Supreme Court: Churches Can Be Liable for Failing to Prevent Sex Abuse

Associated Press
July 29, 1999

OLYMPIA — Churches can be held liable for failing to protect children from sexual abuse by church officials and members, the Washington Supreme Court ruled Thursday.

Addressing cases from Yakima, Twisp and Longview, the high court struck down a 1997 state Court of Appeals ruling that limited victims' claims to just their abusers, and ordered new trials.

The case divided the nine justices, with several warning in dissents that the ruling could leave organizations such as day-care centers, parent-teacher associations and youth groups vulnerable to lawsuits for decades after abuse occurs.

The court ruled on three separate cases:

-A plaintiff identified as "C.J.C." alleged that two Roman Catholic priests sexually molested him for two years, beginning in 1980 when he was 15 years old, at St. Paul's Parish in Yakima after they convinced him to trade sexual favors in exchange for gaining entry into heaven.

C.J.C. claimed the Catholic diocese was aware of the risk the Revs. Richard Scully and Dale Calhoun presented before the abuse occurred, but did nothing to prevent it.

-Three sisters from Okanogan County - Juanita Funkhouser, Sheri Lewis and Janelle Larson - alleged they were molested between 1969 and 1980 by Orin Wilson, a one-time deacon of their church, Calvary Baptist Church in Twisp.

Wilson admitted to the abuse in letters before his death, according to court records. But the sisters claimed the church and its governing body, the Calvary Baptist Conference, were aware of Wilson's alleged abuse of other young girls and failed to warn or protect them.

-A plaintiff identified as "E.R.B." and his parents claimed the New Life Fellowship Church of God in Longview and its governing body failed to properly investigate associate pastor Rick Shaw's conduct after numerous allegations were made against him. Shaw was accused of sexually abusing E.R.B. for five years, beginning in 1985 when E.R.B. was 14 years old.

At issue in each case is a law setting the statute of limitations for sex crimes.

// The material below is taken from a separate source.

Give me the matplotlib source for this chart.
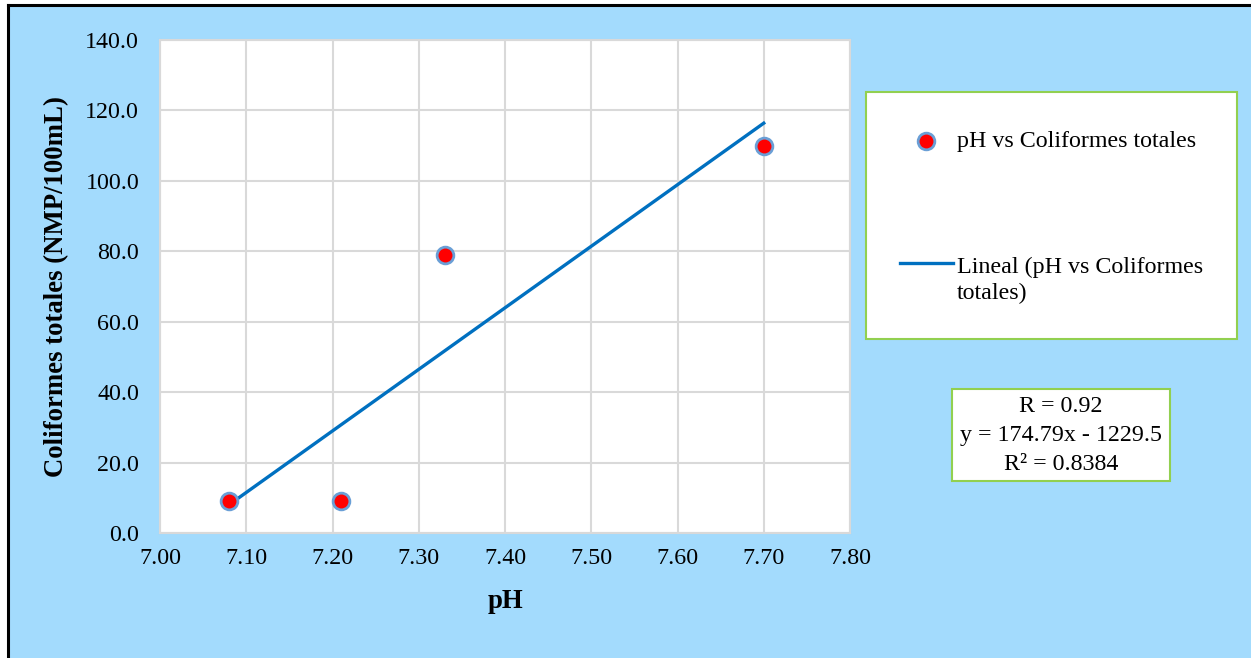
import matplotlib.pyplot as plt
from matplotlib.patches import Rectangle
from matplotlib.lines import Line2D

# pH vs total coliforms
ph = [7.08, 7.21, 7.33, 7.70]
coliformes = [9.0, 9.0, 79.0, 110.0]

slope = 174.79
intercept = -1229.5
r_text = 'R = 0.92\ny = 174.79x - 1229.5\nR² = 0.8384'

xticks = [7.00, 7.10, 7.20, 7.30, 7.40, 7.50, 7.60, 7.70, 7.80]
yticks = [0, 20, 40, 60, 80, 100, 120, 140]

plt.rcParams['font.family'] = ['Liberation Serif', 'DejaVu Serif']

W, H = 1251, 658
FS = 17.3
fig = plt.figure(figsize=(W / 100, H / 100), dpi=100)
fig.patch.set_facecolor('white')

# light blue chart area with black border on top / left
bg = '#a3dbfd'
fig.add_artist(Rectangle((9 / W, 0), 1, 1 - 6 / H, transform=fig.transFigure,
                         facecolor=bg, edgecolor='none', zorder=0))
fig.add_artist(Line2D([8 / W, 8 / W], [0, 1 - 4.5 / H], transform=fig.transFigure,
                      color='black', lw=2.2, zorder=1))
fig.add_artist(Line2D([8 / W, 1], [1 - 5 / H, 1 - 5 / H], transform=fig.transFigure,
                      color='black', lw=2.2, zorder=1))

ax = fig.add_axes([160 / W, 1 - 533 / H, 690 / W, 493 / H])
ax.set_facecolor('white')
ax.set_xlim(7.0, 7.8)
ax.set_ylim(0, 140)
ax.set_xticks(xticks)
ax.set_xticklabels(['%.2f' % x for x in xticks])
ax.set_yticks(yticks)
ax.set_yticklabels(['%.1f' % y for y in yticks])
ax.grid(True, color='#d9d9d9', lw=1.5)
ax.set_axisbelow(True)
for s in ax.spines.values():
    s.set_color('#d9d9d9')
    s.set_linewidth(1.5)
ax.tick_params(axis='y', length=0, labelsize=FS, pad=15)
ax.tick_params(axis='x', length=0, labelsize=FS, pad=11)

ax.scatter(ph, coliformes, s=145, c='#ff0000', edgecolors='#6a9fd6',
           linewidths=2.0, zorder=4, label='pH vs Coliformes totales')
xs = [min(ph), max(ph)]
ax.plot(xs, [slope * x + intercept for x in xs], color='#0070c0', lw=2.4,
        zorder=3, label='Lineal (pH vs Coliformes\ntotales)')

ax.set_xlabel('pH', fontsize=19.3, fontweight='bold')
ax.xaxis.set_label_coords((505 - 160) / 690, -(602 - 533) / 493)
ax.set_ylabel('Coliformes totales (NMP/100mL)', fontsize=19.3, fontweight='bold')
ax.yaxis.set_label_coords(-(160 - 57) / 690, 0.5)
ax.xaxis.label.set_va('center')
ax.yaxis.label.set_va('center')

# legend box
fig.add_artist(Rectangle((866 / W, 1 - 339 / H), 371 / W, 247 / H,
                         transform=fig.transFigure, facecolor='white',
                         edgecolor='#92d050', lw=1.5, zorder=2))
fig.add_artist(Line2D([926 / W], [1 - 141 / H], transform=fig.transFigure,
                      marker='o', ms=12, mfc='#ff0000', mec='#6a9fd6', mew=2.0,
                      ls='none', zorder=3))
fig.text(957 / W, 1 - 142 / H, 'pH vs Coliformes totales', fontsize=FS,
         va='center', ha='left', zorder=3)
fig.add_artist(Line2D([900 / W, 953 / W], [1 - 263 / H, 1 - 263 / H],
                      transform=fig.transFigure, color='#0070c0', lw=2.4, zorder=3))
fig.text(957 / W, 1 - 280 / H, 'Lineal (pH vs Coliformes\ntotales)', fontsize=FS,
         va='center', ha='left', linespacing=1.3, zorder=3)

# regression text box
fig.add_artist(Rectangle((952 / W, 1 - 481 / H), 218 / W, 92 / H,
                         transform=fig.transFigure, facecolor='white',
                         edgecolor='#92d050', lw=1.5, zorder=2))
fig.text(1061 / W, 1 - 436 / H, r_text, fontsize=FS, ha='center', va='center',
         linespacing=1.5, zorder=3)

fig.savefig('out.png', dpi=100)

Under the law, victims have three years to file claims. But the three-year clock doesn't start ticking until the victim "discovers" an injury or condition brought on by the abuse. That allows victims to file claims for abuse that may have occurred decades earlier.

In all three cases, trial courts threw out the victims' negligence claims against the churches on the grounds that a 1997 Court of Appeals ruling restricted claims to the abusers.

Justice Charles Johnson, writing a majority opinion signed by three other justices, said that 1997 ruling was in error.

"If the Legislature had intended the act to apply exclusively to the perpetrators of the abuse, the statute would have included specific limitations to that effect. It does not do so," Johnson wrote.

The ruling sparked one partial dissent and two full dissents.

In separate opinions, Justices Barbara Madsen and Barbara Durham expressed concern that the ruling threatens various community organizations that provide services or activities for children.

"The majority's approach exposes organizations to a perpetual threat of liability for negligent omissions that occurred 10, 20 or 30 years ago," Durham wrote. She called it a "misguided" attempt to provide justice for the victims.

Madsen also took exception to the majority ruling in the case of the three sisters from Twisp.

Calvary Baptist Church was not bound to protect the sisters from Wilson, Madsen said, because the acts of molestation occurred at his home while he baby-sat them at their parents' request.

The abuse did not occur on church property or during church-sponsored activities, and the church did not recommend Wilson as a baby sitter, Madsen said.

But Johnson, in his majority opinion, said an organization cannot "turn a blind eye" to a known risk of harm by an agent of that group simply because the injury is committed off premises or after hours.